| Data section |
>>>
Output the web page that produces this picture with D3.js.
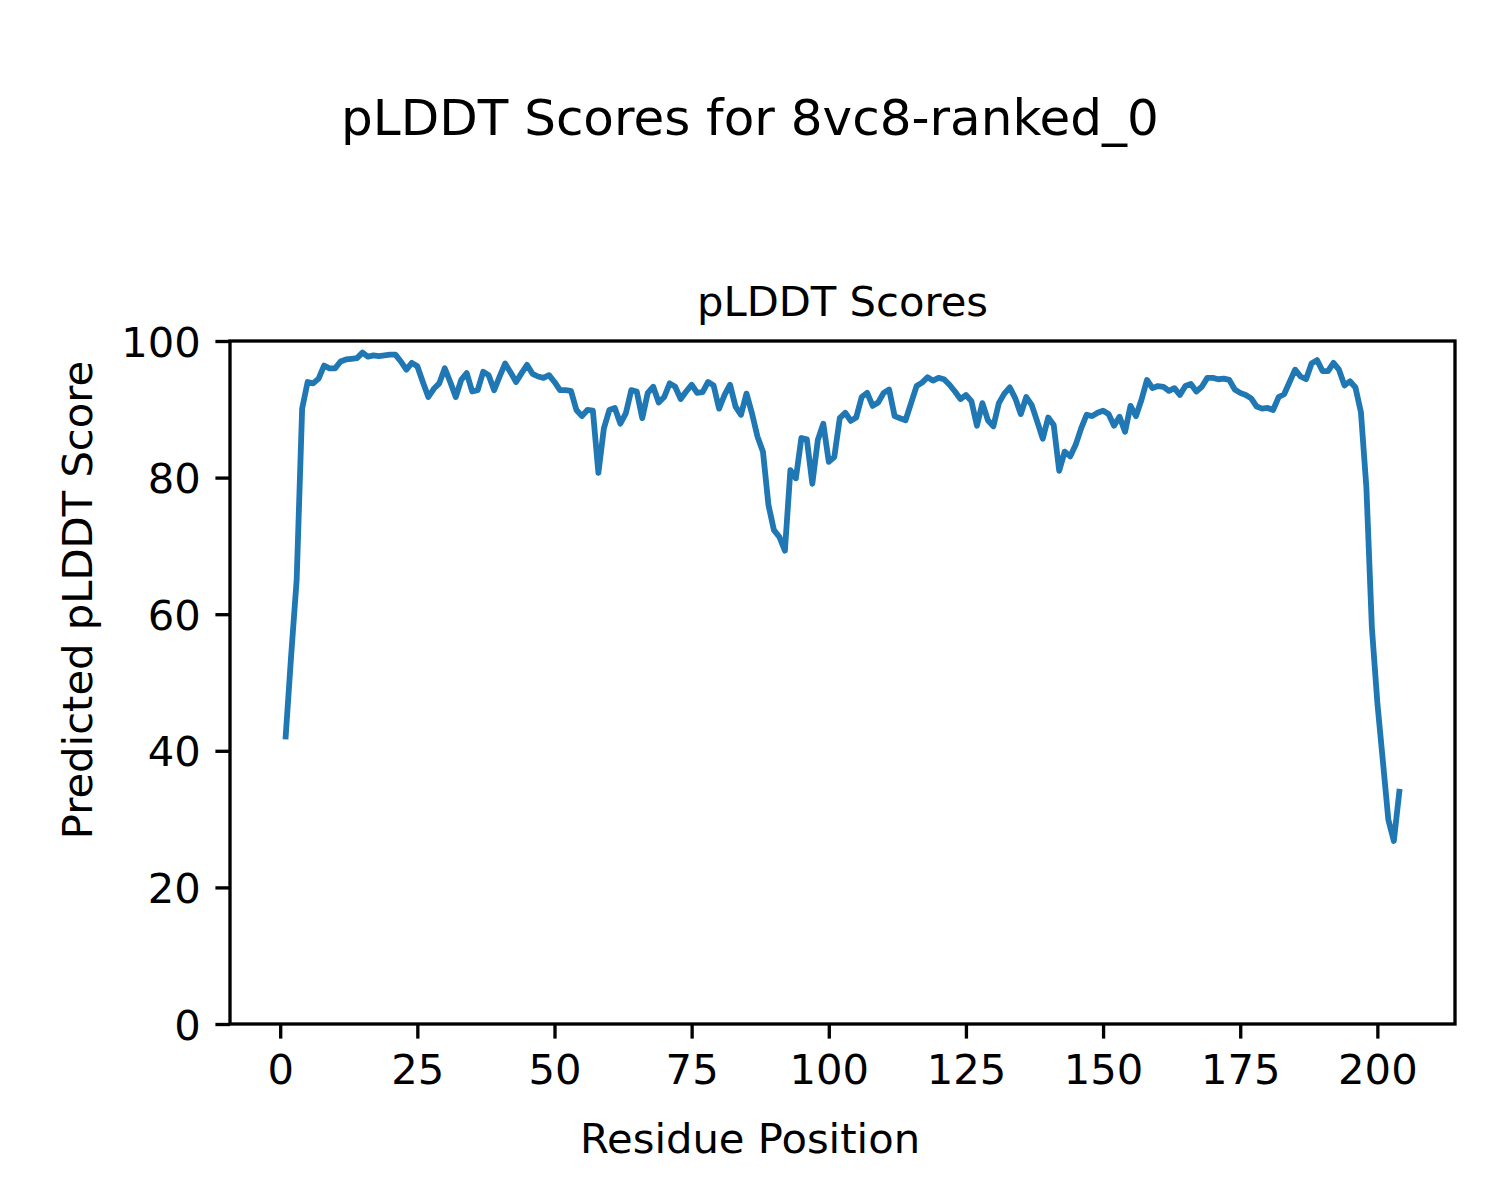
<!DOCTYPE html>
<html>
<head>
<meta charset="utf-8">
<script src="https://cdn.jsdelivr.net/npm/d3@7"></script>
<style>
  html, body { margin: 0; padding: 0; background: #ffffff; }
  svg { display: block; }
  text { font-family: "DejaVu Sans", sans-serif; fill: #000; }
</style>
</head>
<body>
<div id="chart"></div>
<script>
// ---- data ----
const residues = d3.range(1, 205);
const plddt = [
  42.1, 54.0, 65.0, 90.1, 94.0, 93.8, 94.5, 96.4, 96.0, 96.0,
  97.0, 97.3, 97.4, 97.5, 98.3, 97.7, 97.9, 97.8, 97.9, 98.0,
  98.0, 97.0, 95.8, 96.8, 96.3, 94.0, 91.8, 93.0, 93.8, 96.0,
  94.0, 91.8, 94.3, 95.3, 92.6, 92.8, 95.5, 95.0, 92.8, 94.8,
  96.7, 95.4, 94.0, 95.3, 96.5, 95.2, 94.8, 94.6, 95.0, 94.0,
  92.8, 92.8, 92.7, 89.9, 89.0, 89.9, 89.8, 80.7, 87.2, 89.9,
  90.2, 87.9, 89.4, 92.8, 92.6, 88.7, 92.4, 93.3, 91.0, 91.8,
  93.8, 93.3, 91.5, 92.6, 93.6, 92.4, 92.5, 94.0, 93.5, 90.1,
  92.1, 93.6, 90.4, 89.2, 92.3, 89.4, 86.0, 83.8, 76.0, 72.3,
  71.3, 69.3, 81.1, 79.9, 85.8, 85.6, 79.1, 85.5, 87.9, 82.3,
  83.0, 88.7, 89.5, 88.3, 88.8, 91.8, 92.4, 90.5, 91.0, 92.4,
  92.9, 89.0, 88.7, 88.4, 90.9, 93.4, 93.9, 94.7, 94.2, 94.6,
  94.4, 93.6, 92.6, 91.5, 92.1, 91.2, 87.6, 90.9, 88.4, 87.5,
  90.9, 92.3, 93.2, 91.6, 89.3, 91.8, 90.6, 88.2, 85.7, 88.8,
  87.7, 81.0, 83.8, 83.1, 84.8, 87.2, 89.2, 89.0, 89.5, 89.8,
  89.3, 87.6, 88.9, 86.7, 90.5, 89.0, 91.4, 94.3, 93.1, 93.4,
  93.3, 92.7, 93.1, 92.1, 93.4, 93.7, 92.6, 93.3, 94.6, 94.6,
  94.4, 94.5, 94.3, 92.9, 92.4, 92.1, 91.6, 90.4, 90.1, 90.2,
  89.9, 91.8, 92.2, 94.0, 95.8, 94.8, 94.4, 96.7, 97.2, 95.6,
  95.6, 96.8, 95.8, 93.5, 94.1, 93.2, 89.6, 78.5, 58.0, 47.0,
  38.5, 29.9, 26.8, 34.0
];
const xTicks = [0, 25, 50, 75, 100, 125, 150, 175, 200];
const yTicks = [0, 20, 40, 60, 80, 100];
const figTitle = "pLDDT Scores for 8vc8-ranked_0";
const axTitle = "pLDDT Scores";
const xLabel = "Residue Position";
const yLabel = "Predicted pLDDT Score";

// ---- layout ----
const W = 1500, H = 1200;
const plotL = 230, plotR = 1455, plotT = 341, plotB = 1024;
const fs = 41.7;
const tickLen = 14.6, tickPad = 14.6;

const svg = d3.select("#chart").append("svg")
  .attr("width", W).attr("height", H)
  .attr("viewBox", `0 0 ${W} ${H}`);

svg.append("rect").attr("width", W).attr("height", H).attr("fill", "#fff");

const xExt = d3.extent(residues);
const xMargin = (xExt[1] - xExt[0]) * 0.05;
const x = d3.scaleLinear().domain([xExt[0] - xMargin, xExt[1] + xMargin]).range([plotL, plotR]);
const y = d3.scaleLinear().domain([0, 100]).range([plotB, plotT]);

// line
const line = d3.line().x((d, i) => x(residues[i])).y(d => y(d));
svg.append("path")
  .datum(plddt)
  .attr("d", line)
  .attr("fill", "none")
  .attr("stroke", "#1f77b4")
  .attr("stroke-width", 5.8)
  .attr("stroke-linejoin", "round")
  .attr("stroke-linecap", "square");

// axes
const xAxis = d3.axisBottom(x).tickValues(xTicks).tickSize(tickLen).tickPadding(tickPad).tickSizeOuter(0);
const gx = svg.append("g").attr("transform", `translate(0,${plotB})`).call(xAxis);
const yAxis = d3.axisLeft(y).tickValues(yTicks).tickSize(tickLen).tickPadding(tickPad).tickSizeOuter(0);
const gy = svg.append("g").attr("transform", `translate(${plotL},0)`).call(yAxis);

[gx, gy].forEach(g => {
  g.select(".domain").remove();
  g.selectAll(".tick line").attr("stroke", "#000").attr("stroke-width", 3.33);
  g.selectAll(".tick text")
    .attr("font-family", "DejaVu Sans")
    .attr("font-size", fs)
    .attr("fill", "#000");
});
gy.selectAll(".tick text").attr("dy", "0.36em");
gx.selectAll(".tick text").attr("dy", "0.75em");

// frame
svg.append("rect")
  .attr("x", plotL).attr("y", plotT)
  .attr("width", plotR - plotL).attr("height", plotB - plotT)
  .attr("fill", "none").attr("stroke", "#000").attr("stroke-width", 3.33)
  .attr("stroke-linecap", "square");

// titles and labels
svg.append("text")
  .attr("x", W / 2).attr("y", 135)
  .attr("text-anchor", "middle")
  .attr("font-size", 50)
  .text(figTitle);

svg.append("text")
  .attr("x", (plotL + plotR) / 2).attr("y", plotT - 25)
  .attr("text-anchor", "middle")
  .attr("font-size", fs)
  .text(axTitle);

svg.append("text")
  .attr("x", W / 2).attr("y", 1153)
  .attr("text-anchor", "middle")
  .attr("font-size", fs)
  .text(xLabel);

svg.append("text")
  .attr("transform", `translate(92,${H / 2}) rotate(-90)`)
  .attr("text-anchor", "middle")
  .attr("font-size", fs)
  .text(yLabel);
</script>
</body>
</html>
<<<
Exclude the pictures, and transcribe all of the material exactly.

Output the web page that produces this picture with D3.js.
<!DOCTYPE html>
<html>
<head>
<meta charset="utf-8">
<script src="https://cdn.jsdelivr.net/npm/d3@7"></script>
<style>
  html, body { margin: 0; padding: 0; background: #ffffff; }
  svg { display: block; }
  text { font-family: "DejaVu Sans", sans-serif; fill: #000; }
</style>
</head>
<body>
<div id="chart"></div>
<script>
// ---- data ----
const residues = d3.range(1, 205);
const plddt = [
  42.1, 54.0, 65.0, 90.1, 94.0, 93.8, 94.5, 96.4, 96.0, 96.0,
  97.0, 97.3, 97.4, 97.5, 98.3, 97.7, 97.9, 97.8, 97.9, 98.0,
  98.0, 97.0, 95.8, 96.8, 96.3, 94.0, 91.8, 93.0, 93.8, 96.0,
  94.0, 91.8, 94.3, 95.3, 92.6, 92.8, 95.5, 95.0, 92.8, 94.8,
  96.7, 95.4, 94.0, 95.3, 96.5, 95.2, 94.8, 94.6, 95.0, 94.0,
  92.8, 92.8, 92.7, 89.9, 89.0, 89.9, 89.8, 80.7, 87.2, 89.9,
  90.2, 87.9, 89.4, 92.8, 92.6, 88.7, 92.4, 93.3, 91.0, 91.8,
  93.8, 93.3, 91.5, 92.6, 93.6, 92.4, 92.5, 94.0, 93.5, 90.1,
  92.1, 93.6, 90.4, 89.2, 92.3, 89.4, 86.0, 83.8, 76.0, 72.3,
  71.3, 69.3, 81.1, 79.9, 85.8, 85.6, 79.1, 85.5, 87.9, 82.3,
  83.0, 88.7, 89.5, 88.3, 88.8, 91.8, 92.4, 90.5, 91.0, 92.4,
  92.9, 89.0, 88.7, 88.4, 90.9, 93.4, 93.9, 94.7, 94.2, 94.6,
  94.4, 93.6, 92.6, 91.5, 92.1, 91.2, 87.6, 90.9, 88.4, 87.5,
  90.9, 92.3, 93.2, 91.6, 89.3, 91.8, 90.6, 88.2, 85.7, 88.8,
  87.7, 81.0, 83.8, 83.1, 84.8, 87.2, 89.2, 89.0, 89.5, 89.8,
  89.3, 87.6, 88.9, 86.7, 90.5, 89.0, 91.4, 94.3, 93.1, 93.4,
  93.3, 92.7, 93.1, 92.1, 93.4, 93.7, 92.6, 93.3, 94.6, 94.6,
  94.4, 94.5, 94.3, 92.9, 92.4, 92.1, 91.6, 90.4, 90.1, 90.2,
  89.9, 91.8, 92.2, 94.0, 95.8, 94.8, 94.4, 96.7, 97.2, 95.6,
  95.6, 96.8, 95.8, 93.5, 94.1, 93.2, 89.6, 78.5, 58.0, 47.0,
  38.5, 29.9, 26.8, 34.0
];
const xTicks = [0, 25, 50, 75, 100, 125, 150, 175, 200];
const yTicks = [0, 20, 40, 60, 80, 100];
const figTitle = "pLDDT Scores for 8vc8-ranked_0";
const axTitle = "pLDDT Scores";
const xLabel = "Residue Position";
const yLabel = "Predicted pLDDT Score";

// ---- layout ----
const W = 1500, H = 1200;
const plotL = 230, plotR = 1455, plotT = 341, plotB = 1024;
const fs = 41.7;
const tickLen = 14.6, tickPad = 14.6;

const svg = d3.select("#chart").append("svg")
  .attr("width", W).attr("height", H)
  .attr("viewBox", `0 0 ${W} ${H}`);

svg.append("rect").attr("width", W).attr("height", H).attr("fill", "#fff");

const xExt = d3.extent(residues);
const xMargin = (xExt[1] - xExt[0]) * 0.05;
const x = d3.scaleLinear().domain([xExt[0] - xMargin, xExt[1] + xMargin]).range([plotL, plotR]);
const y = d3.scaleLinear().domain([0, 100]).range([plotB, plotT]);

// line
const line = d3.line().x((d, i) => x(residues[i])).y(d => y(d));
svg.append("path")
  .datum(plddt)
  .attr("d", line)
  .attr("fill", "none")
  .attr("stroke", "#1f77b4")
  .attr("stroke-width", 5.8)
  .attr("stroke-linejoin", "round")
  .attr("stroke-linecap", "square");

// axes
const xAxis = d3.axisBottom(x).tickValues(xTicks).tickSize(tickLen).tickPadding(tickPad).tickSizeOuter(0);
const gx = svg.append("g").attr("transform", `translate(0,${plotB})`).call(xAxis);
const yAxis = d3.axisLeft(y).tickValues(yTicks).tickSize(tickLen).tickPadding(tickPad).tickSizeOuter(0);
const gy = svg.append("g").attr("transform", `translate(${plotL},0)`).call(yAxis);

[gx, gy].forEach(g => {
  g.select(".domain").remove();
  g.selectAll(".tick line").attr("stroke", "#000").attr("stroke-width", 3.33);
  g.selectAll(".tick text")
    .attr("font-family", "DejaVu Sans")
    .attr("font-size", fs)
    .attr("fill", "#000");
});
gy.selectAll(".tick text").attr("dy", "0.36em");
gx.selectAll(".tick text").attr("dy", "0.75em");

// frame
svg.append("rect")
  .attr("x", plotL).attr("y", plotT)
  .attr("width", plotR - plotL).attr("height", plotB - plotT)
  .attr("fill", "none").attr("stroke", "#000").attr("stroke-width", 3.33)
  .attr("stroke-linecap", "square");

// titles and labels
svg.append("text")
  .attr("x", W / 2).attr("y", 135)
  .attr("text-anchor", "middle")
  .attr("font-size", 50)
  .text(figTitle);

svg.append("text")
  .attr("x", (plotL + plotR) / 2).attr("y", plotT - 25)
  .attr("text-anchor", "middle")
  .attr("font-size", fs)
  .text(axTitle);

svg.append("text")
  .attr("x", W / 2).attr("y", 1153)
  .attr("text-anchor", "middle")
  .attr("font-size", fs)
  .text(xLabel);

svg.append("text")
  .attr("transform", `translate(92,${H / 2}) rotate(-90)`)
  .attr("text-anchor", "middle")
  .attr("font-size", fs)
  .text(yLabel);
</script>
</body>
</html>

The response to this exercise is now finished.